There's an incredible moment in this first episode, where Darlene rightly suspects she's being followed by the Dark Army, and she goes into a bathroom and screams, letting out all of the pain she's feeling. What do you remember about filming that scene?
It was a challenge. Especially when it's just all done in one shot! There's so much else involved that has to go right and is completely out of my control and has nothing to do with me. There were a hundred extras that day. It was a very big challenge, having to do something that emotional and vulnerable and intense, while at the same time being surrounded by all of these people talking and hanging out and adjusting your wardrobe and coming up to you and being able to stay in that headspace. That in and of itself is definitely a challenge. But even if none of that was there, just getting into that place was a challenge. The first take we did, I felt like I was very there and in it. And then I pulled out my phone and the phone wasn't working, and I was like, "Ahh! The phone!" I also broke the door one time from slamming it too hard. They had to fix the door. There were all of these different things that had to work and not just my performance. It's definitely the kitchen sink, dealing with that, while still trying to put out a good performance. It was really tricky. You use that frustration for the scene. But it was hard. The scenes are always hard, making that real and honest. That's where you see having these moments of vulnerability, where the audience can really feel for her and go, "Holy shit." That PTSD of my boyfriend dying, flashing before my eyes. "How did this happen?"

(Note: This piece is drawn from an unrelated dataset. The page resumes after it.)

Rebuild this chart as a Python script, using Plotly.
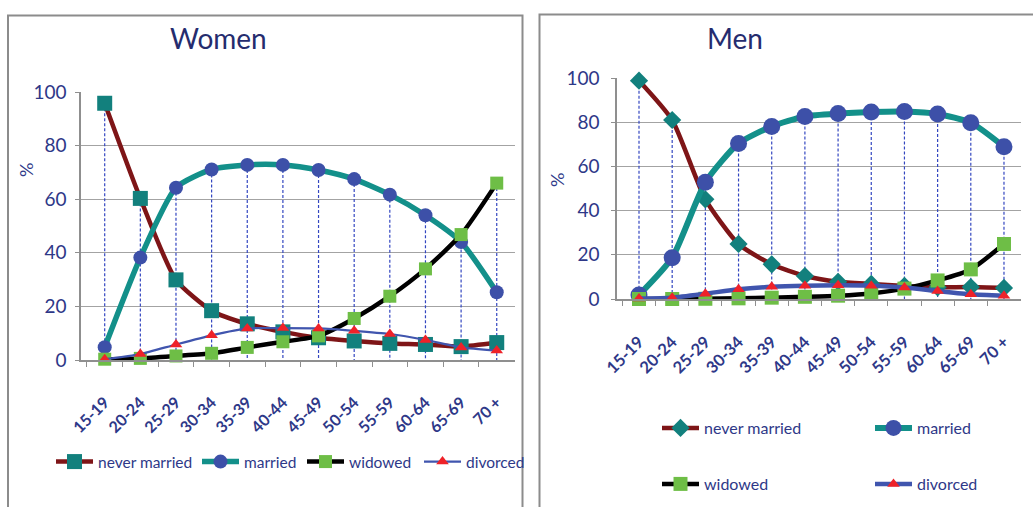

After that scene, Elliot and Darlene link up with Irving, the so-called "used car salesman" played by Bobby Cannavale, clearly affiliated with the Dark Army. What can you say about the character, and what it was like working with Cannavale this season?

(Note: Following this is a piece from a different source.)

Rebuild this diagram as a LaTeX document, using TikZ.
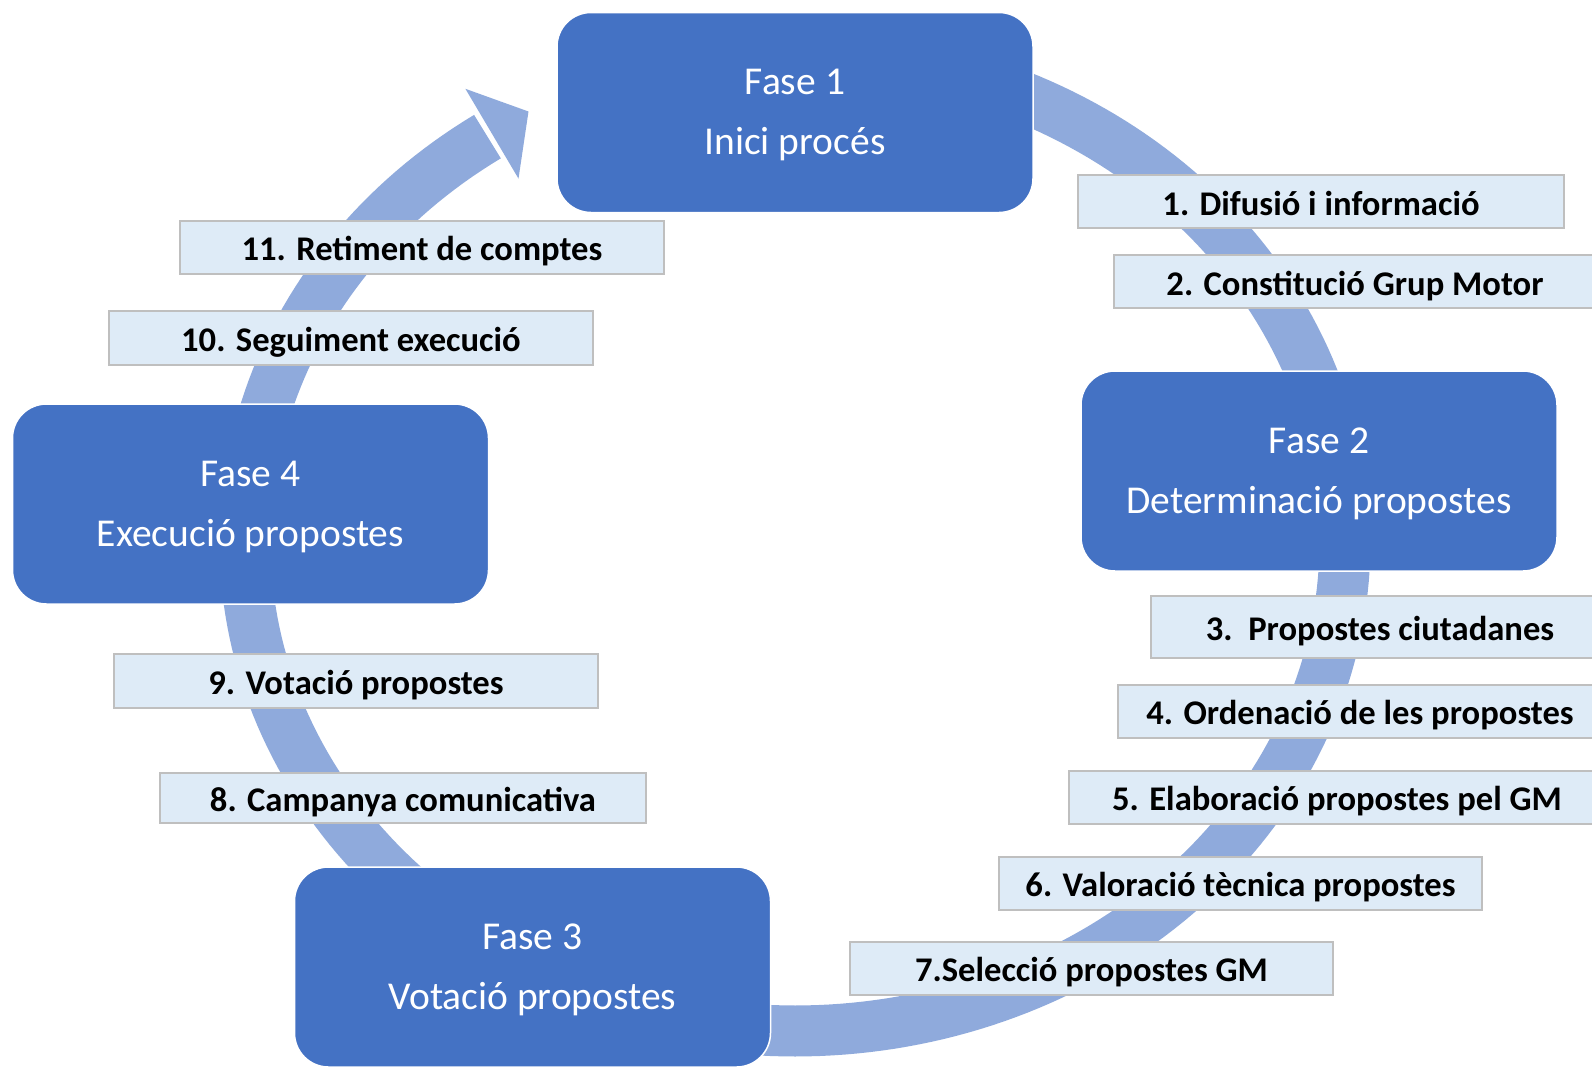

He's so amazing. He's such a good actor. He's so funny. He's surprisingly funny in this role. Rami and I would sometimes just lose it, because he's so good. It's such a nuanced character. But it's awesome. He brings such a different vibe and something really fresh to the show. Plus, he's an awesome person. It's really great working with him and having him now be a part of this.
Let's end at the beginning of the episode. The first scene of this entire third season ends with a huge reveal: an inside look at the Washington Township reactor, which boasts some sort of massive device. In the past, Whiterose has talked about parallel universes, and of course is obsessed with time. If Mr. Robot takes us firmly into sci-fi territory this season or at some point moving forward, do you think it will fit with how you've seen the show thus far, thematically?
I have no idea, to be honest. (Laughs.) I think our show is so unpredictable. Sam has such a crazy and interesting mind. I have no idea where it's going or what's happening. For all I know, we could all become elephants. I really have no idea what's going to happen! But if it does end up going that route, whatever he does, he'll make it great and beautiful. But I have no idea.